**WHAT YOU ARE ASKED TO DO**. Print the records below exactly, from the line containing "Rebuild this chart" down to the line containing "ax = fig.add_axes([0.1002, 0.178, 0.8998, 0.788])", both lines included, and omit every picture.

--- start ---

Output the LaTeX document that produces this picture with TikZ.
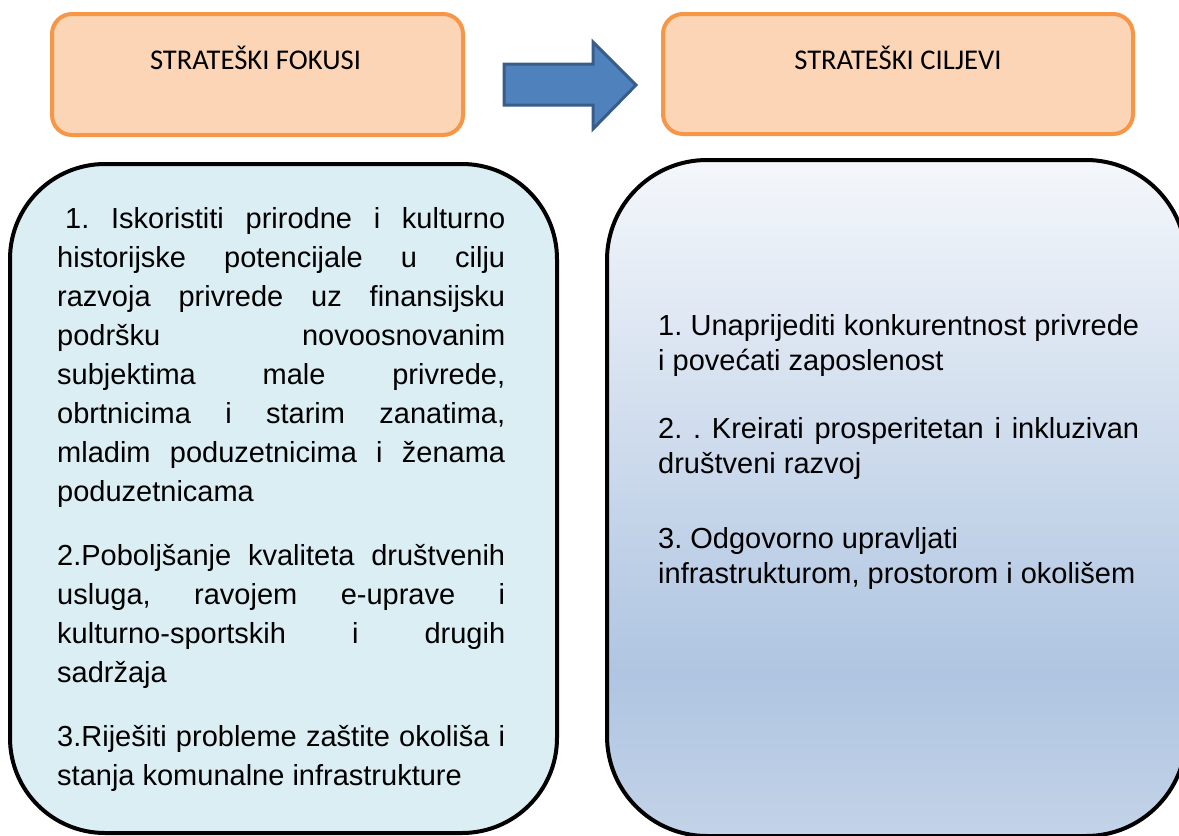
\documentclass[tikz,border=0pt]{standalone}
\usepackage{fontspec}
\setmainfont{Liberation Sans}
\newfontfamily\calib{Carlito}
\definecolor{orangeline}{HTML}{F79646}
\definecolor{orangefill}{HTML}{FBD5B5}
\definecolor{leftfill}{HTML}{DAEEF3}
\definecolor{arrowfill}{HTML}{4F81BD}
\definecolor{arrowline}{HTML}{385D8A}
\definecolor{gtop}{HTML}{F4F7FB}
\definecolor{gdark}{HTML}{AFC5E1}
\definecolor{gbot}{HTML}{C3D3E8}
\pgfdeclareverticalshading{rboxshade}{100bp}{color(0bp)=(gbot); color(25bp)=(gbot); color(37bp)=(gdark); color(75bp)=(gtop); color(100bp)=(gtop)}
\newcommand\myjust[2]{\hbox to #1{#2}}
\newcommand\mynat[1]{\hbox{#1}}
\tikzset{
  titlebox/.style={draw=orangeline, fill=orangefill, line width=4pt, rounded corners=20pt, inner sep=0pt, outer sep=0pt},
  titletext/.style={inner sep=0pt, anchor=base, font=\calib\fontsize{28.6}{34}\selectfont},
  bigbox/.style={draw=black, line width=4pt, inner sep=0pt, outer sep=0pt},
  txt/.style={inner sep=0pt, anchor=base west},
  blockarrow/.style={draw=arrowline, fill=arrowfill, line width=3pt, line join=miter}
}
\begin{document}
\frenchspacing
\begin{tikzpicture}[x=1pt, y=-1pt]
\useasboundingbox (0,0) rectangle (1179,836);
% title boxes
\node[titlebox, minimum width=411pt, minimum height=121pt] (fbox) at (257.5,74.5) {};
\node[titletext] (ftext) at (255.5,69) {STRATEŠKI FOKUSI};
\node[titlebox, minimum width=470pt, minimum height=120pt] (cbox) at (898,74) {};
\node[titletext] (ctext) at (898,69) {STRATEŠKI CILJEVI};
% block arrow
\draw[blockarrow] (504,64) -- (593,64) -- (593,42) -- (636,85) -- (593,129) -- (593,105) -- (504,105) -- cycle;
% lower boxes
\node[bigbox, fill=leftfill, rounded corners=95pt, minimum width=547pt, minimum height=669pt] (lbox) at (283.5,498.5) {};
\node[bigbox, shade, shading=rboxshade, rounded corners=100pt, minimum width=579pt, minimum height=676pt] (rbox) at (896.5,498) {};
% left texts
\node[txt, font=\fontsize{29}{39}\selectfont] (l1) at (57,228) {\vtop{\baselineskip=39pt
  \myjust{448pt}{\kern8pt 1. Iskoristiti prirodne i kulturno}
  \myjust{448pt}{historijske potencijale u cilju}
  \myjust{448pt}{razvoja privrede uz finansijsku}
  \myjust{448pt}{podršku novoosnovanim}
  \myjust{448pt}{subjektima male privrede,}
  \myjust{448pt}{obrtnicima i starim zanatima,}
  \myjust{448pt}{mladim poduzetnicima i ženama}
  \mynat{poduzetnicama}}};
\node[txt, font=\fontsize{29}{39}\selectfont] (l2) at (57,565) {\vtop{\baselineskip=39pt
  \myjust{448pt}{2.Poboljšanje kvaliteta društvenih}
  \myjust{448pt}{usluga, ravojem e-uprave i}
  \myjust{448pt}{kulturno-sportskih i drugih}
  \mynat{sadržaja}}};
\node[txt, font=\fontsize{29}{39}\selectfont] (l3) at (57,746) {\vtop{\baselineskip=39pt
  \myjust{448pt}{3.Riješiti probleme zaštite okoliša i}
  \mynat{stanja komunalne infrastrukture}}};
% right texts
\node[txt, font=\fontsize{29}{35.5}\selectfont] (r1) at (658,335) {\vtop{\baselineskip=35.5pt
  \myjust{481pt}{1. Unaprijediti konkurentnost privrede}
  \mynat{i povećati zaposlenost}}};
\node[txt, font=\fontsize{29}{35.5}\selectfont] (r2) at (658,438) {\vtop{\baselineskip=35.5pt
  \myjust{481pt}{2. . Kreirati prosperitetan i inkluzivan}
  \mynat{društveni razvoj}}};
\node[txt, font=\fontsize{29}{35.5}\selectfont] (r3) at (658,548) {\vtop{\baselineskip=35.5pt
  \mynat{3. Odgovorno upravljati}
  \mynat{infrastrukturom, prostorom i okolišem}}};
\end{tikzpicture}
\end{document}
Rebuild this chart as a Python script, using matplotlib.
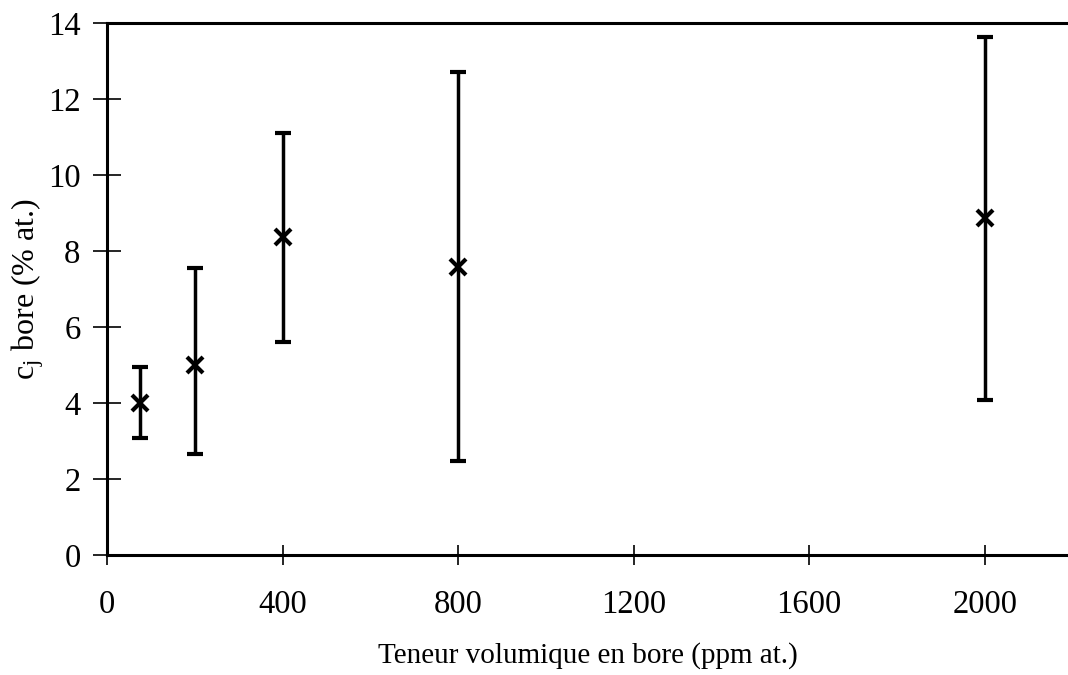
import numpy as np
import matplotlib.pyplot as plt

# teneur en bore (ppm at.) et c_j (% at.)
teneur = [75, 200, 400, 800, 2000]
cj = [4.0, 5.0, 8.37, 7.58, 8.87]
cj_min = [3.07, 2.66, 5.6, 2.47, 4.08]
cj_max = [4.95, 7.55, 11.1, 12.71, 13.63]

xticks = [0, 400, 800, 1200, 1600, 2000]
yticks = [0, 2, 4, 6, 8, 10, 12, 14]

plt.rcParams['font.family'] = ['Liberation Serif', 'DejaVu Serif']
plt.rcParams['mathtext.fontset'] = 'custom'
plt.rcParams['mathtext.rm'] = 'Liberation Serif'
plt.rcParams['mathtext.it'] = 'Liberation Serif'

fig = plt.figure(figsize=(10.68, 6.75), dpi=100)
ax = fig.add_axes([0.1002, 0.178, 0.8998, 0.788])

cj = np.array(cj)
err = [cj - np.array(cj_min), np.array(cj_max) - cj]
ax.errorbar(teneur, cj, yerr=err, fmt='x', color='black', ms=11, mew=3,
            elinewidth=2.5, capsize=6, capthick=3.5)

ax.set_xlim(0, 2190)
ax.set_ylim(0, 14)
ax.set_xticks(xticks)
ax.set_yticks(yticks)
ax.tick_params(direction='inout', length=20, width=1.2, labelsize=23.5, pad=9)
ax.tick_params(axis='x', length=14, pad=18)
ax.spines['right'].set_visible(False)
for s in ['left', 'bottom', 'top']:
    ax.spines[s].set_linewidth(2.2)

ax.set_xlabel('Teneur volumique en bore (ppm at.)', fontsize=21, labelpad=16)
ax.set_ylabel(r'c$_{\mathrm{j}}$ bore (% at.)', fontsize=23)
ax.yaxis.set_label_coords(-0.0635, 0.5)

fig.savefig('out.png', dpi=100)
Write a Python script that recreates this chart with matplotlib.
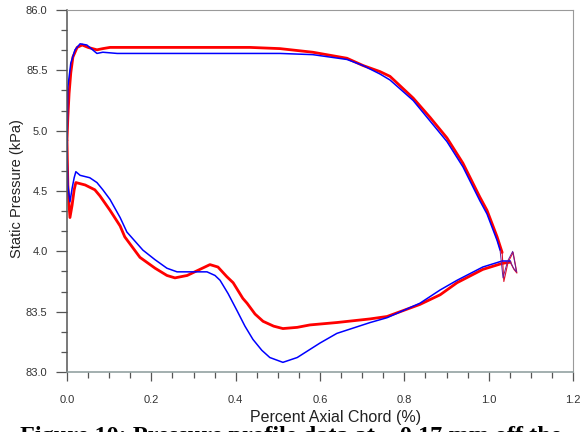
"""
plot.py

Static pressure profile around the blade, two data sets.
"""
import matplotlib
matplotlib.use('Agg')
import matplotlib.pyplot as plt
from matplotlib.ticker import MultipleLocator

################################################################################
# Data
################################################################################
# Red set, pressure side (upper branch), leading edge -> trailing edge
red_upper_x = [0.000, 0.002, 0.005, 0.009, 0.014, 0.024, 0.036, 0.050, 0.071, 0.085,
               0.102, 0.199, 0.315, 0.434, 0.505, 0.583, 0.664, 0.702, 0.742, 0.766,
               0.821, 0.861, 0.901, 0.939, 0.979, 0.996, 1.020, 1.032]
red_upper_y = [84.92, 85.11, 85.31, 85.48, 85.61, 85.69, 85.71, 85.69, 85.67, 85.68,
               85.69, 85.69, 85.69, 85.69, 85.68, 85.65, 85.60, 85.54, 85.49, 85.45,
               85.27, 85.11, 84.94, 84.73, 84.45, 84.34, 84.12, 83.99]

# Red set, suction side (lower branch)
red_lower_x = [0.000, 0.002, 0.005, 0.007, 0.012, 0.017, 0.021, 0.043, 0.066, 0.078,
               0.102, 0.126, 0.137, 0.173, 0.209, 0.237, 0.256, 0.285, 0.315, 0.339,
               0.358, 0.379, 0.394, 0.417, 0.427, 0.446, 0.465, 0.490, 0.512, 0.546,
               0.576, 0.640, 0.719, 0.759, 0.837, 0.885, 0.925, 0.986, 1.032, 1.051]
red_lower_y = [84.92, 84.55, 84.38, 84.28, 84.38, 84.51, 84.57, 84.55, 84.51, 84.46,
               84.34, 84.21, 84.12, 83.95, 83.86, 83.80, 83.78, 83.80, 83.85, 83.89,
               83.87, 83.79, 83.74, 83.61, 83.57, 83.48, 83.42, 83.38, 83.36, 83.37,
               83.39, 83.41, 83.44, 83.46, 83.56, 83.64, 83.74, 83.85, 83.90, 83.91]

# Blue set, pressure side
blue_upper_x = [0.000, 0.001, 0.002, 0.009, 0.019, 0.031, 0.047, 0.071, 0.085, 0.119,
                0.315, 0.505, 0.583, 0.664, 0.702, 0.742, 0.766, 0.821, 0.861, 0.901,
                0.939, 0.979, 0.996, 1.020, 1.027]
blue_upper_y = [84.84, 85.09, 85.36, 85.56, 85.67, 85.72, 85.71, 85.64, 85.65, 85.64,
                85.64, 85.64, 85.63, 85.59, 85.54, 85.47, 85.42, 85.25, 85.08, 84.91,
                84.70, 84.42, 84.31, 84.09, 84.01]

# Blue set, suction side
blue_lower_x = [0.000, 0.002, 0.007, 0.012, 0.017, 0.021, 0.031, 0.054, 0.071, 0.085,
                0.102, 0.126, 0.142, 0.180, 0.209, 0.237, 0.261, 0.299, 0.332, 0.351,
                0.363, 0.382, 0.403, 0.422, 0.441, 0.462, 0.481, 0.512, 0.546, 0.600,
                0.640, 0.719, 0.759, 0.837, 0.885, 0.925, 0.986, 1.032, 1.051]
blue_lower_y = [84.84, 84.55, 84.41, 84.52, 84.61, 84.66, 84.63, 84.61, 84.57, 84.51,
                84.43, 84.28, 84.16, 84.01, 83.93, 83.86, 83.83, 83.83, 83.83, 83.80,
                83.76, 83.65, 83.51, 83.38, 83.27, 83.18, 83.12, 83.08, 83.12, 83.24,
                83.32, 83.41, 83.45, 83.57, 83.68, 83.76, 83.87, 83.92, 83.92]

# Trailing edge closure (thin wiggle)
red_te_x = [1.032, 1.036, 1.046, 1.058, 1.067, 1.060, 1.051]
red_te_y = [83.99, 83.75, 83.91, 83.99, 83.82, 83.85, 83.91]
blue_te_x = [1.027, 1.034, 1.045, 1.057, 1.066, 1.059, 1.051]
blue_te_y = [84.01, 83.78, 83.92, 84.00, 83.83, 83.86, 83.92]

yticks = [83.0, 83.5, 84.0, 84.5, 85.0, 85.5, 86.0]
yticklabels = ['83.0', '83.5', '4.0', '4.5', '5.0', '85.5', '86.0']
xticks = [0.0, 0.2, 0.4, 0.6, 0.8, 1.0, 1.2]
xticklabels = ['0.0', '0.2', '0.4', '0.6', '0.8', '1.0', '1.2']

caption = 'Figure 10: Pressure profile data at ~ 0.17 mm off the'

################################################################################
# Plot
################################################################################
plt.rcParams['font.family'] = ['Liberation Sans', 'DejaVu Sans']

fig = plt.figure(figsize=(5.83, 4.32), dpi=100)
ax = fig.add_axes([67 / 583, 1 - 372 / 432, 506 / 583, 362 / 432])

# Red first, blue on top
line_kw = dict(solid_capstyle='round', solid_joinstyle='round')
ax.plot(red_upper_x, red_upper_y, color='#ff0000', lw=2.0, **line_kw)
ax.plot(red_lower_x, red_lower_y, color='#ff0000', lw=2.0, **line_kw)
ax.plot(red_te_x, red_te_y, color='#e0102a', lw=0.8, **line_kw)
ax.plot(blue_upper_x, blue_upper_y, color='#0000ff', lw=1.1, **line_kw)
ax.plot(blue_lower_x, blue_lower_y, color='#0000ff', lw=1.1, **line_kw)
ax.plot(blue_te_x, blue_te_y, color='#6a1a9a', lw=0.7, **line_kw)

# Limits and ticks
ax.set_xlim(0, 1.2)
ax.set_ylim(83, 86)
ax.set_xticks(xticks)
ax.set_xticklabels(xticklabels)
ax.set_yticks(yticks)
ax.set_yticklabels(yticklabels)
ax.xaxis.set_minor_locator(MultipleLocator(0.05))
ax.yaxis.set_minor_locator(MultipleLocator(0.5 / 3))

ax.tick_params(axis='y', which='major', direction='out', length=8, width=0.9,
               color='#555555', labelsize=8, labelcolor='#333333', pad=6)
ax.tick_params(axis='y', which='minor', direction='out', length=4, width=0.9,
               color='#555555')
ax.tick_params(axis='x', which='major', direction='out', length=6.5, width=0.9,
               color='#555555', labelsize=8, labelcolor='#333333', pad=10)
ax.tick_params(axis='x', which='minor', direction='out', length=4, width=0.9,
               color='#555555')

# Spines
ax.spines['left'].set_color('#555555')
ax.spines['left'].set_linewidth(1.1)
ax.spines['bottom'].set_color('#8a9a9a')
ax.spines['bottom'].set_linewidth(1.1)
ax.spines['top'].set_color('#9a9a9a')
ax.spines['right'].set_color('#9a9a9a')

# Labels
ax.set_xlabel('Percent Axial Chord (%)', fontsize=11.5, color='#222222')
ax.xaxis.label.set_va('center')
ax.xaxis.set_label_coords(0.53, -0.127)
ax.set_ylabel('Static Pressure (kPa)', fontsize=10.5, color='#222222')
ax.yaxis.label.set_va('center')
ax.yaxis.set_label_coords(-0.099, 0.508)

# Caption, clipped by the bottom edge like in the source page
fig.text(20 / 583, -10 / 432, caption, fontfamily='Liberation Serif',
         fontweight='bold', fontsize=17.5, va='baseline', ha='left')

fig.savefig('out.png', dpi=100)
plt.close(fig)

--- end ---

**EXERCISE RESPONSE**.
Rebuild this chart as a Python script, using matplotlib.
import numpy as np
import matplotlib.pyplot as plt

# teneur en bore (ppm at.) et c_j (% at.)
teneur = [75, 200, 400, 800, 2000]
cj = [4.0, 5.0, 8.37, 7.58, 8.87]
cj_min = [3.07, 2.66, 5.6, 2.47, 4.08]
cj_max = [4.95, 7.55, 11.1, 12.71, 13.63]

xticks = [0, 400, 800, 1200, 1600, 2000]
yticks = [0, 2, 4, 6, 8, 10, 12, 14]

plt.rcParams['font.family'] = ['Liberation Serif', 'DejaVu Serif']
plt.rcParams['mathtext.fontset'] = 'custom'
plt.rcParams['mathtext.rm'] = 'Liberation Serif'
plt.rcParams['mathtext.it'] = 'Liberation Serif'

fig = plt.figure(figsize=(10.68, 6.75), dpi=100)
ax = fig.add_axes([0.1002, 0.178, 0.8998, 0.788])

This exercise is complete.